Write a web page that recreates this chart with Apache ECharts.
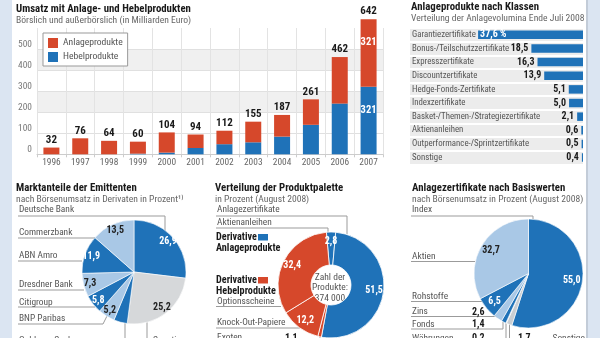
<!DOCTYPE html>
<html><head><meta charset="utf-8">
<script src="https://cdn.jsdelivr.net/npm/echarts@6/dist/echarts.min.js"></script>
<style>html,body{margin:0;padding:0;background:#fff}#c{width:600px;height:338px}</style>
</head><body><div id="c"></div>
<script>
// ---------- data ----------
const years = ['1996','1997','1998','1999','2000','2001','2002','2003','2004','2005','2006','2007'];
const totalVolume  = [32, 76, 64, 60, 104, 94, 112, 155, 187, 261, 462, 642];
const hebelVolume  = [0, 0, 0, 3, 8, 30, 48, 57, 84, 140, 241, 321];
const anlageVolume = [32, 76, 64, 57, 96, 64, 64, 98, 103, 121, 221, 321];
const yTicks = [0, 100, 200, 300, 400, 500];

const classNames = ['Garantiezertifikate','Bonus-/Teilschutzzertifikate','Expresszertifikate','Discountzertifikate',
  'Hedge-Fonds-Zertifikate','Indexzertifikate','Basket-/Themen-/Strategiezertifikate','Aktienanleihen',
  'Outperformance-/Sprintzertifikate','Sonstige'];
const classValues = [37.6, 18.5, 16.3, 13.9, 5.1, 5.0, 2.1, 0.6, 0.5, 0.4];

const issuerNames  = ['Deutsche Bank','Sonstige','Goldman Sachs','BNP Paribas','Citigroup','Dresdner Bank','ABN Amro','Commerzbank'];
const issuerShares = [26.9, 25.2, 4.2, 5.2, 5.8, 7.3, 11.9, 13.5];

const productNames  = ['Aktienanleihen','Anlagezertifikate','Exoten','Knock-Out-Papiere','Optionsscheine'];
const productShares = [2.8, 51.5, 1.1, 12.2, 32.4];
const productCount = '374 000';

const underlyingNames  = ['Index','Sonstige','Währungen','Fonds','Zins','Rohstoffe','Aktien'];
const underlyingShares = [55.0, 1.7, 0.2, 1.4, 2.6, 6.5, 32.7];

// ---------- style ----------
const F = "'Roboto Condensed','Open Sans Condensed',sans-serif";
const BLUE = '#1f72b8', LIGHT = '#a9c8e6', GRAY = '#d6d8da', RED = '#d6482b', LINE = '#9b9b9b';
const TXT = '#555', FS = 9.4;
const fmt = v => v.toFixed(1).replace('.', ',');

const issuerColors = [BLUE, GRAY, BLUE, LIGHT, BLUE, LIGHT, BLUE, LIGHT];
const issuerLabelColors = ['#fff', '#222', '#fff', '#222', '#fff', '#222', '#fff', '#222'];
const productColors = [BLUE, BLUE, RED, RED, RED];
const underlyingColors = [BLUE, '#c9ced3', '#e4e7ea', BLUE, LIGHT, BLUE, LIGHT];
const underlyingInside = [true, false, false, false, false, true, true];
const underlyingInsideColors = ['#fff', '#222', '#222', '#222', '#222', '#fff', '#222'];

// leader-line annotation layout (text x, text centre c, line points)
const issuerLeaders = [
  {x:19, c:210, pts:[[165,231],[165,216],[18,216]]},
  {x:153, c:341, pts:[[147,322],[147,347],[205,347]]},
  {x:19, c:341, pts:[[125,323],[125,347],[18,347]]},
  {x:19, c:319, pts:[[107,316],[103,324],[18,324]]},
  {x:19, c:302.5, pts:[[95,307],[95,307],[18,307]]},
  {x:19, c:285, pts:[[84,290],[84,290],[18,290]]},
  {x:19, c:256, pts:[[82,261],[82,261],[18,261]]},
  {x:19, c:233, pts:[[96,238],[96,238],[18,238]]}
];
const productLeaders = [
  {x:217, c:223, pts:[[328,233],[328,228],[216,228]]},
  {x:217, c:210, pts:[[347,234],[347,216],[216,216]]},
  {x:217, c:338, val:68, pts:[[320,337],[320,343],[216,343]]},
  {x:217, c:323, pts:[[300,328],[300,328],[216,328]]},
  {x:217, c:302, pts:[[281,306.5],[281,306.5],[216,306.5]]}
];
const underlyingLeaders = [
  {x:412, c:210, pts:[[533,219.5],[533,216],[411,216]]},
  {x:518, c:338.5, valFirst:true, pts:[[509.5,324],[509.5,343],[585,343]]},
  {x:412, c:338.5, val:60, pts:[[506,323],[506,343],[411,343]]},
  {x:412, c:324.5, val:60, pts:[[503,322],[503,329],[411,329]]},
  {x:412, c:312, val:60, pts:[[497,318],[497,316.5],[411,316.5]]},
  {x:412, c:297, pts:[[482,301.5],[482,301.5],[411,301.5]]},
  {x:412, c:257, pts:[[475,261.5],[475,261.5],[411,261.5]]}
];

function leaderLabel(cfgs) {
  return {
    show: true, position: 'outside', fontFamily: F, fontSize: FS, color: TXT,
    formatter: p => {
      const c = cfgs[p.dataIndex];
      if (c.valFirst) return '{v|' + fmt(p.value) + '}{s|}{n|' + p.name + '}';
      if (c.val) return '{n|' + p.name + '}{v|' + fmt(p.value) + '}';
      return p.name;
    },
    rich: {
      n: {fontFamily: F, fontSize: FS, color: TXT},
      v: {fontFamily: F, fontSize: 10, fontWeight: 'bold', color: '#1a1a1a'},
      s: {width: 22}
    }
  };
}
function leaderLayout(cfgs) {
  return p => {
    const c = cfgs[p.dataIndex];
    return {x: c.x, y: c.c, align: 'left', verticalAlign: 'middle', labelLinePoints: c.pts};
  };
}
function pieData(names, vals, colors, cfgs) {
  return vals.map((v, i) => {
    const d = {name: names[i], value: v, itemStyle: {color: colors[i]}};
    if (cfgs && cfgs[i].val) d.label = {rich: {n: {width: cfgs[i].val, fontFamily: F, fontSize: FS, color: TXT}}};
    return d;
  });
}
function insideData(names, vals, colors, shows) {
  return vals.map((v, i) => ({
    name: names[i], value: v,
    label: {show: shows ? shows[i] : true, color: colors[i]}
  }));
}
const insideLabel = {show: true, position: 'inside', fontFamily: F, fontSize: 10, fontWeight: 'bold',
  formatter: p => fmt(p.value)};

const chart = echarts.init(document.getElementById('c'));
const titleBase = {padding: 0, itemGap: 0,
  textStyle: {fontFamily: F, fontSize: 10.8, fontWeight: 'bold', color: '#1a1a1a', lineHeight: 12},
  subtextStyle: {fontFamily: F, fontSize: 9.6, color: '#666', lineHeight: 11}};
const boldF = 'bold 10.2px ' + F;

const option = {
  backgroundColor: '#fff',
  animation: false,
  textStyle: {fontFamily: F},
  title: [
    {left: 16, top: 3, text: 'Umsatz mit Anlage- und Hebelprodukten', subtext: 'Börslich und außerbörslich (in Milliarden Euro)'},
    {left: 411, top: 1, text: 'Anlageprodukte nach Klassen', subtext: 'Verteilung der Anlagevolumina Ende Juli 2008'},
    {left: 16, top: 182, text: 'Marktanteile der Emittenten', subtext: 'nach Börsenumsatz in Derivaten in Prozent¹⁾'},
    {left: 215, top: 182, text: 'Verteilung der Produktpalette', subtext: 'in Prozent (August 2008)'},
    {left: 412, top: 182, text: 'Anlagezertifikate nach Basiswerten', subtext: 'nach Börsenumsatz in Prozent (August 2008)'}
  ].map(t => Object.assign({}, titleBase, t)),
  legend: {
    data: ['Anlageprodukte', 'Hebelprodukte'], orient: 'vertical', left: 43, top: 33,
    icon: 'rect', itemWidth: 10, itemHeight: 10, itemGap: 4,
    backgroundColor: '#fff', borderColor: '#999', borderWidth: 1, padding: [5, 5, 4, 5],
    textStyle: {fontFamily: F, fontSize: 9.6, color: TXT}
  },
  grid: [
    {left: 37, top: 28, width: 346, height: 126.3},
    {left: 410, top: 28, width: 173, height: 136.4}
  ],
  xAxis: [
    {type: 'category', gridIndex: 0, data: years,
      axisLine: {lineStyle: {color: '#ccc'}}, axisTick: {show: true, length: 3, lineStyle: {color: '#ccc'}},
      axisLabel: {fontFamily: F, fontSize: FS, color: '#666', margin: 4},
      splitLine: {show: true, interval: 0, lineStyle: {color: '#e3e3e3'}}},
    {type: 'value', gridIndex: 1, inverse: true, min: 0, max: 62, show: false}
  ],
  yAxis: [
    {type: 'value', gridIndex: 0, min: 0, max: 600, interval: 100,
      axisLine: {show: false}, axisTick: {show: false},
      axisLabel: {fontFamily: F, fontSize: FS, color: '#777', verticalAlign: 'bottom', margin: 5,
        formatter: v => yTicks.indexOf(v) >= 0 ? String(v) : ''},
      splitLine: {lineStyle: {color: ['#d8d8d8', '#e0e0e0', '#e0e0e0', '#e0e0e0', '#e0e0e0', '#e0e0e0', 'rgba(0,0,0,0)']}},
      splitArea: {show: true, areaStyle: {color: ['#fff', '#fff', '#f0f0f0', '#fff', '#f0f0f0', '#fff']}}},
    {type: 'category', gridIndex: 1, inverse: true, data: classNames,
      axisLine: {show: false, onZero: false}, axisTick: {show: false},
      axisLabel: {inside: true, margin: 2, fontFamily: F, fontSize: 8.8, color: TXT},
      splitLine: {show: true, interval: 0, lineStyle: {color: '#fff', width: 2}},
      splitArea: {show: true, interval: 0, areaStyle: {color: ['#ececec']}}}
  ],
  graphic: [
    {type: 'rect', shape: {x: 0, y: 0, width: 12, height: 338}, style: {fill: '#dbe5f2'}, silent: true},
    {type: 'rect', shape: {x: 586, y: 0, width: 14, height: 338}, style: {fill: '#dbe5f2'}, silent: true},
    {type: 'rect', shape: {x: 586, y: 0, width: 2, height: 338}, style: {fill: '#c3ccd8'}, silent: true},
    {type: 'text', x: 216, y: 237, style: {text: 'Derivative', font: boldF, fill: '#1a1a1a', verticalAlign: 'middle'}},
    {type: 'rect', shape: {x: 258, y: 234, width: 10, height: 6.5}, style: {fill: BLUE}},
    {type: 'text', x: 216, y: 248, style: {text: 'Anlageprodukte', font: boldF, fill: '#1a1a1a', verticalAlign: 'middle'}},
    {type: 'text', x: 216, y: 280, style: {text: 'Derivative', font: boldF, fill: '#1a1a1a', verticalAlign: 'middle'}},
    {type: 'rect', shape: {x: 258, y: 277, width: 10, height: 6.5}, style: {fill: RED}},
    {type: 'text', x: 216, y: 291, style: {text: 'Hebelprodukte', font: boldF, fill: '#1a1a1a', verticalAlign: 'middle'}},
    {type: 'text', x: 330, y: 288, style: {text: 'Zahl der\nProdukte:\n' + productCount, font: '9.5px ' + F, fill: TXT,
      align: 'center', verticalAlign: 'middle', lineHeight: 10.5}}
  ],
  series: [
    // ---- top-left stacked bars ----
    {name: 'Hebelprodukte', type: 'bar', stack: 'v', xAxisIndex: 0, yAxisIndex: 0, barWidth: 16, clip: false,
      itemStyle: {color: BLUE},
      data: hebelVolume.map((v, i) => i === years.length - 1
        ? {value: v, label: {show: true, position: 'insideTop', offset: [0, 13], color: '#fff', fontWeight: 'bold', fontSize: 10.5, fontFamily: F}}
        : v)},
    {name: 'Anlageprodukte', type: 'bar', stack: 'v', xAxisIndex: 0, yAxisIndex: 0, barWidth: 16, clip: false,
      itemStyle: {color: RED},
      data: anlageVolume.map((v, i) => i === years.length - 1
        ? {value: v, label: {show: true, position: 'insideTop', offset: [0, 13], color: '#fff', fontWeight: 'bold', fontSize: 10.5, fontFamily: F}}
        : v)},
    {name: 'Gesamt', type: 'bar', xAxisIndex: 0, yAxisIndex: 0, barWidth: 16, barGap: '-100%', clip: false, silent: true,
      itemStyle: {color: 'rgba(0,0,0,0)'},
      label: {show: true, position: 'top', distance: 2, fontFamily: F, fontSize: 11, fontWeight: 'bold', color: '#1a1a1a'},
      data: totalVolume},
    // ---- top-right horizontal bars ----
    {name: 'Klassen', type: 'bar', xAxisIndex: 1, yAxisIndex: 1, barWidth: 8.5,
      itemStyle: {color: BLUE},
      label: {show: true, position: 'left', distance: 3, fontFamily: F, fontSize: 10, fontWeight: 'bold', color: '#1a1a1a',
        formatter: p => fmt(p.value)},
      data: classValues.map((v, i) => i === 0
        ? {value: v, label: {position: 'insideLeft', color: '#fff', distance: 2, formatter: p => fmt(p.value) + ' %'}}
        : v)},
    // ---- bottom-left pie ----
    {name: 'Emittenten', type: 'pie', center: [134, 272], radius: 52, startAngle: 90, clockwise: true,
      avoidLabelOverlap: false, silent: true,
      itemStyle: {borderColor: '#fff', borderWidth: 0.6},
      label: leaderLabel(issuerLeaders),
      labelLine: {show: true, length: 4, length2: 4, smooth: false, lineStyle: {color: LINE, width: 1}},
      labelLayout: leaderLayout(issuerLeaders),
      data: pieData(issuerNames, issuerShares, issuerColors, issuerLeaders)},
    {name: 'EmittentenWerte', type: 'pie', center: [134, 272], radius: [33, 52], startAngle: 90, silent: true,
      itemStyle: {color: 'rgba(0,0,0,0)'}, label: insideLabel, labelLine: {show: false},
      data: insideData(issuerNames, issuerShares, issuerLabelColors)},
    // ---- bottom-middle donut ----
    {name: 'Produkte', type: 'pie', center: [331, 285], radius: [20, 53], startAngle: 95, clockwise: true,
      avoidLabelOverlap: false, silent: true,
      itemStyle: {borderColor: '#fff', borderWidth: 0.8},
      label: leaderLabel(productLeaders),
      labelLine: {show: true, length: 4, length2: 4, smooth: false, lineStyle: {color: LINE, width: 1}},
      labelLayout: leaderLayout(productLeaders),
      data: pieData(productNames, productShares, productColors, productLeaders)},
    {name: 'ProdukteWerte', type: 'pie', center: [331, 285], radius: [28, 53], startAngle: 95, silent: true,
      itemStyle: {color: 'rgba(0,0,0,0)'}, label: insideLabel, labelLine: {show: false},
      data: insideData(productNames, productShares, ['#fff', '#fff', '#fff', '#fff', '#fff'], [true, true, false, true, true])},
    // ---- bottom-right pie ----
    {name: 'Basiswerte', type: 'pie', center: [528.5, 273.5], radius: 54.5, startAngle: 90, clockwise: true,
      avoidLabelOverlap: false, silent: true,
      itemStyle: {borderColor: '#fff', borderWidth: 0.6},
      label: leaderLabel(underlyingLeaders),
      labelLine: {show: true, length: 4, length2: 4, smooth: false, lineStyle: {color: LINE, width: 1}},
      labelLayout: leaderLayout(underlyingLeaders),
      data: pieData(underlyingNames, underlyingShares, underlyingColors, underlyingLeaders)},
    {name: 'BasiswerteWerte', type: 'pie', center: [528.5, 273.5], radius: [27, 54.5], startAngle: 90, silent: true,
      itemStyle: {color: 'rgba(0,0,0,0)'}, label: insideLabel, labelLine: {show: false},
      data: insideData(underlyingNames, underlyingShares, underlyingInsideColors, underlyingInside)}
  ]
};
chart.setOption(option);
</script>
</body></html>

++++++

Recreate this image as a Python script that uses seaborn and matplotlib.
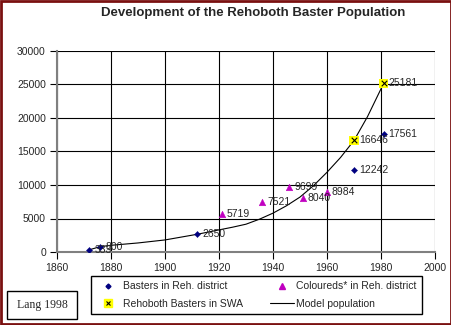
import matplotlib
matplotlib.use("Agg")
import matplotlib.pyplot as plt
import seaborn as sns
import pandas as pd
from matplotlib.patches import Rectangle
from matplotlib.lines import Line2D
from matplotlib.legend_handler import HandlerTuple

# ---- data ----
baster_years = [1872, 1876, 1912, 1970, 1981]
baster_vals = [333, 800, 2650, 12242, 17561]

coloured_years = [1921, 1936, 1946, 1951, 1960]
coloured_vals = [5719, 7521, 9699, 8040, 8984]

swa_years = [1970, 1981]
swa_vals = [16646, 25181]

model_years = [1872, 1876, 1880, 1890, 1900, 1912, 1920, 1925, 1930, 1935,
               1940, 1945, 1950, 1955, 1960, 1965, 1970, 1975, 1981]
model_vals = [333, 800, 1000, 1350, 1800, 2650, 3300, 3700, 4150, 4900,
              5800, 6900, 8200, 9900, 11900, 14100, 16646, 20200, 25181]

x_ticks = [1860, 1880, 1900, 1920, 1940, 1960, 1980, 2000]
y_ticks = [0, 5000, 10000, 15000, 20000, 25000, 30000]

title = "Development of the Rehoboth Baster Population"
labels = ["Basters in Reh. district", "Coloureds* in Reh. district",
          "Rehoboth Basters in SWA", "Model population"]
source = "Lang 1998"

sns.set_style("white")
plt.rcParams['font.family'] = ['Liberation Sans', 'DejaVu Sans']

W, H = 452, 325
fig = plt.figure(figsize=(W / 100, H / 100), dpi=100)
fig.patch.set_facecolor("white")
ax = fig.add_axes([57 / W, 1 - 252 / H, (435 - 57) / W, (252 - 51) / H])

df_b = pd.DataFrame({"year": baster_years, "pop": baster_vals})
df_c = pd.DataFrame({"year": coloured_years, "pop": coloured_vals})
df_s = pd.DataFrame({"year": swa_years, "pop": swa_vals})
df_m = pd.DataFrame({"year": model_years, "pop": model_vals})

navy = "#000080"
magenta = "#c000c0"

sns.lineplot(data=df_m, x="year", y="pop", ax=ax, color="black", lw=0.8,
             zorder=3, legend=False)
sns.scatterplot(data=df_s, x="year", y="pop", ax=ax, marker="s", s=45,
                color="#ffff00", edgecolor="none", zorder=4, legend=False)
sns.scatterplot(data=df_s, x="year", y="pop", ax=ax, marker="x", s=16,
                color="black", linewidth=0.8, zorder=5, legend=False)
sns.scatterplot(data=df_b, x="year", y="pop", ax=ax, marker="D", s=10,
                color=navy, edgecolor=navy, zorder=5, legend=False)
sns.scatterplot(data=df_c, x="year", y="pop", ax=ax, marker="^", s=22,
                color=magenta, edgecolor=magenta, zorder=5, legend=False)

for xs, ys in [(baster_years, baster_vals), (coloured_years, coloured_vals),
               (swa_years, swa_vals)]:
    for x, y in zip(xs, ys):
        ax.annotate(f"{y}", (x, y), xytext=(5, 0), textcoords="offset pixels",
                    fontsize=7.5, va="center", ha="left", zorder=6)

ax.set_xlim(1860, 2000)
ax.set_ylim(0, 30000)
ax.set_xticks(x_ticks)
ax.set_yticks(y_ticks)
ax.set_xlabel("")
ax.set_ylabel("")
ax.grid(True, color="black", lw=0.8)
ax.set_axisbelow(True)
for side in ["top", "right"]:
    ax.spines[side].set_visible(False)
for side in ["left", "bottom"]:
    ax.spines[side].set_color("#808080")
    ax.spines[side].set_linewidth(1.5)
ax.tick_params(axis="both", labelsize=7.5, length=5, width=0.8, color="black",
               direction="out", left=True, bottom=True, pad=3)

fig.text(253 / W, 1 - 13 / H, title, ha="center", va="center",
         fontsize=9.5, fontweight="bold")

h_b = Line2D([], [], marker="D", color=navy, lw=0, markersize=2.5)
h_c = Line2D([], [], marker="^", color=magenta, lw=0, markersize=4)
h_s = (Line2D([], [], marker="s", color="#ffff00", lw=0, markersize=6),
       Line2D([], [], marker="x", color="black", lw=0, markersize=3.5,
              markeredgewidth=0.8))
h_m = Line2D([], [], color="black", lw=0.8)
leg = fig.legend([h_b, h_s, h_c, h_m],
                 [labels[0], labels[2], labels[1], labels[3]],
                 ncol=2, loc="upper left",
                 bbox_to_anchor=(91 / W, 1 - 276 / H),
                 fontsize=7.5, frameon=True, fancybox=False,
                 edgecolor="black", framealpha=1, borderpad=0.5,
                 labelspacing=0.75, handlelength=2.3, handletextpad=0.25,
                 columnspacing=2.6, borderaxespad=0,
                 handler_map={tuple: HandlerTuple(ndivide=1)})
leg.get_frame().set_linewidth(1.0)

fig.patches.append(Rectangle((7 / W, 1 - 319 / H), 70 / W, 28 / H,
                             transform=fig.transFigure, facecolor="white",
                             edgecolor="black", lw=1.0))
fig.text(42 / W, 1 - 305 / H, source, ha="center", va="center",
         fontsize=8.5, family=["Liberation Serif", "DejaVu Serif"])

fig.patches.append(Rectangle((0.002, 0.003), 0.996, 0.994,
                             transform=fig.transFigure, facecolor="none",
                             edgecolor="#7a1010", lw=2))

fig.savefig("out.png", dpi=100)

++++++

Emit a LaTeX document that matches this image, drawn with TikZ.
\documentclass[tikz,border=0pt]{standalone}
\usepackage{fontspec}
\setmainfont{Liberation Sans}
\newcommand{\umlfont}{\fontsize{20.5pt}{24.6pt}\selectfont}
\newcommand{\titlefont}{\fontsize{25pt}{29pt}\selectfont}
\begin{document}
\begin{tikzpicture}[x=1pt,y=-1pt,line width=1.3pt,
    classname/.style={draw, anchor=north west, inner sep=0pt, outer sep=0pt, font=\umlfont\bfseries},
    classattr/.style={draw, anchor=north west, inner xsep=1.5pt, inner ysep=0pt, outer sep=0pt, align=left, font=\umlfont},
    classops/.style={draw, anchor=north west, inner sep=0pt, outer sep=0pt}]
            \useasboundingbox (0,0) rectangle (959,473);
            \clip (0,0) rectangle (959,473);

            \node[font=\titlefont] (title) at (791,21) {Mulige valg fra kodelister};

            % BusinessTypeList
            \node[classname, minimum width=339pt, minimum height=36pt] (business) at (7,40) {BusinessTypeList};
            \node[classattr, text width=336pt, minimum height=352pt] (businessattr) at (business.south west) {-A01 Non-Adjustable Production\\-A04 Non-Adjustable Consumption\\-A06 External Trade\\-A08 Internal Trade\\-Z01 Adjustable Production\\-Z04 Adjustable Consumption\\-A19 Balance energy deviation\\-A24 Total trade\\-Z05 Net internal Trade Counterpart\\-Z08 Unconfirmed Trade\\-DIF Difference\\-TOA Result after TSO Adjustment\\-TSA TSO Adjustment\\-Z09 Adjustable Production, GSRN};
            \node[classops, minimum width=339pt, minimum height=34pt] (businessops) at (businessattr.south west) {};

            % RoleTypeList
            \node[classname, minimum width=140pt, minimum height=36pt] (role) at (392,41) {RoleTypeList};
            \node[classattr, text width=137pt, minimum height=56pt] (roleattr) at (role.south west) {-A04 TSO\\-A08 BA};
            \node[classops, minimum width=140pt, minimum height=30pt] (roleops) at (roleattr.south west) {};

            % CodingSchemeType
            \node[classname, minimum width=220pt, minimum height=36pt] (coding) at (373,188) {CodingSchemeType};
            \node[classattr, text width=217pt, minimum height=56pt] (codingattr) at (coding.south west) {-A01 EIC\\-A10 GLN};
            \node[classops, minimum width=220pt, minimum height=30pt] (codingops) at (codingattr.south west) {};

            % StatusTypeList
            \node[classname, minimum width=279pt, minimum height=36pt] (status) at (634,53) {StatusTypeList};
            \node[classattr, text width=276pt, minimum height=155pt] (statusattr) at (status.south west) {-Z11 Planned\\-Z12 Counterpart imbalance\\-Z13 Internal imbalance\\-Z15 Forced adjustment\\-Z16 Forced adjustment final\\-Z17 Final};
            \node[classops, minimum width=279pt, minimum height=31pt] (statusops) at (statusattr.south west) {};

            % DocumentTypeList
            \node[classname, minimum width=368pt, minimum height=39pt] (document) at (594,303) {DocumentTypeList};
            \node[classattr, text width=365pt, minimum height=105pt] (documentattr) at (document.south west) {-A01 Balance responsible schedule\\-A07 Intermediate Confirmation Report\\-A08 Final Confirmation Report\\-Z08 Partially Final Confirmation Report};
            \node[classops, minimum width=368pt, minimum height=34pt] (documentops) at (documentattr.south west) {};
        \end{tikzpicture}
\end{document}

++++++

PROBLEM TO WORK ON » Take the lines above starting at the one containing "Write a web" and ending at the one containing "7.3, 11.9, 13.5];", and print them again exactly, without pictures.

RESPONSE »
Write a web page that recreates this chart with Apache ECharts.
<!DOCTYPE html>
<html><head><meta charset="utf-8">
<script src="https://cdn.jsdelivr.net/npm/echarts@6/dist/echarts.min.js"></script>
<style>html,body{margin:0;padding:0;background:#fff}#c{width:600px;height:338px}</style>
</head><body><div id="c"></div>
<script>
// ---------- data ----------
const years = ['1996','1997','1998','1999','2000','2001','2002','2003','2004','2005','2006','2007'];
const totalVolume  = [32, 76, 64, 60, 104, 94, 112, 155, 187, 261, 462, 642];
const hebelVolume  = [0, 0, 0, 3, 8, 30, 48, 57, 84, 140, 241, 321];
const anlageVolume = [32, 76, 64, 57, 96, 64, 64, 98, 103, 121, 221, 321];
const yTicks = [0, 100, 200, 300, 400, 500];

const classNames = ['Garantiezertifikate','Bonus-/Teilschutzzertifikate','Expresszertifikate','Discountzertifikate',
  'Hedge-Fonds-Zertifikate','Indexzertifikate','Basket-/Themen-/Strategiezertifikate','Aktienanleihen',
  'Outperformance-/Sprintzertifikate','Sonstige'];
const classValues = [37.6, 18.5, 16.3, 13.9, 5.1, 5.0, 2.1, 0.6, 0.5, 0.4];

const issuerNames  = ['Deutsche Bank','Sonstige','Goldman Sachs','BNP Paribas','Citigroup','Dresdner Bank','ABN Amro','Commerzbank'];
const issuerShares = [26.9, 25.2, 4.2, 5.2, 5.8, 7.3, 11.9, 13.5];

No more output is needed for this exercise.